**Source material**:
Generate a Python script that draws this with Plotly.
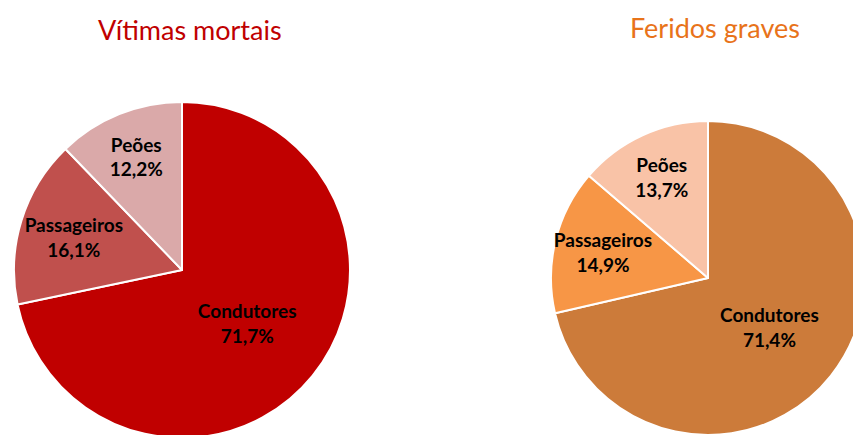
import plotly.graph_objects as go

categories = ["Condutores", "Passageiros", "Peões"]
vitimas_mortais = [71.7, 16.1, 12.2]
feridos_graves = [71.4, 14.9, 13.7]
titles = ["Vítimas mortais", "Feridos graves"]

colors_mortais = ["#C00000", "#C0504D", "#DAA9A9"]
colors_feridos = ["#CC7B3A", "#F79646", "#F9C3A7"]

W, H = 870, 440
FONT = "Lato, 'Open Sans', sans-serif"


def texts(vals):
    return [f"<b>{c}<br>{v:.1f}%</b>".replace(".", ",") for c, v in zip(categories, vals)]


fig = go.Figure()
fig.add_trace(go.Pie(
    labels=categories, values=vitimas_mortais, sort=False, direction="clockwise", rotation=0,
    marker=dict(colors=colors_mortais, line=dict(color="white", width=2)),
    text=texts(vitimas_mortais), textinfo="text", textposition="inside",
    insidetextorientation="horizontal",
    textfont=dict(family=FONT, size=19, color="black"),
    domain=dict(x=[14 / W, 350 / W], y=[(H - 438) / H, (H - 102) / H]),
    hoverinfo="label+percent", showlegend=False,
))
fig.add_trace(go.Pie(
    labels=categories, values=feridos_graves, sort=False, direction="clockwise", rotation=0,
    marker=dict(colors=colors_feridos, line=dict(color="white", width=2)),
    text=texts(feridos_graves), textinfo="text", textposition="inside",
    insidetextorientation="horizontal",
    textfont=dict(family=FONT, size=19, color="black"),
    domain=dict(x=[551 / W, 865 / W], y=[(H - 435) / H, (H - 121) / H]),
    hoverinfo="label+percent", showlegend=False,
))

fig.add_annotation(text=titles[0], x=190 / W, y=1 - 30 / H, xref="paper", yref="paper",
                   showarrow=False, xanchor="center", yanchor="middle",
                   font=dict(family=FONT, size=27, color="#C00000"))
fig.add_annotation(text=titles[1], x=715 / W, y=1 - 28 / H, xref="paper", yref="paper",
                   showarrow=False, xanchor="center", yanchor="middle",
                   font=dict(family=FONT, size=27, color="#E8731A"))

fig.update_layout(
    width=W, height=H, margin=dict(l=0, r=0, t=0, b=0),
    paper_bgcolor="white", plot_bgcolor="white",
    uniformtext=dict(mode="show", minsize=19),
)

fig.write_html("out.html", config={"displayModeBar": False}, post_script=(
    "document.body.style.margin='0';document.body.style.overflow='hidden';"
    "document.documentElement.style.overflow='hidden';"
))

**Task to complete**:
Extract, word for word, each line from the top of the data down to and including the line with "in zip(categories, vals)]"; skip the pictures.

**Solution for this problem**:
Generate a Python script that draws this with Plotly.
import plotly.graph_objects as go

categories = ["Condutores", "Passageiros", "Peões"]
vitimas_mortais = [71.7, 16.1, 12.2]
feridos_graves = [71.4, 14.9, 13.7]
titles = ["Vítimas mortais", "Feridos graves"]

colors_mortais = ["#C00000", "#C0504D", "#DAA9A9"]
colors_feridos = ["#CC7B3A", "#F79646", "#F9C3A7"]

W, H = 870, 440
FONT = "Lato, 'Open Sans', sans-serif"


def texts(vals):
    return [f"<b>{c}<br>{v:.1f}%</b>".replace(".", ",") for c, v in zip(categories, vals)]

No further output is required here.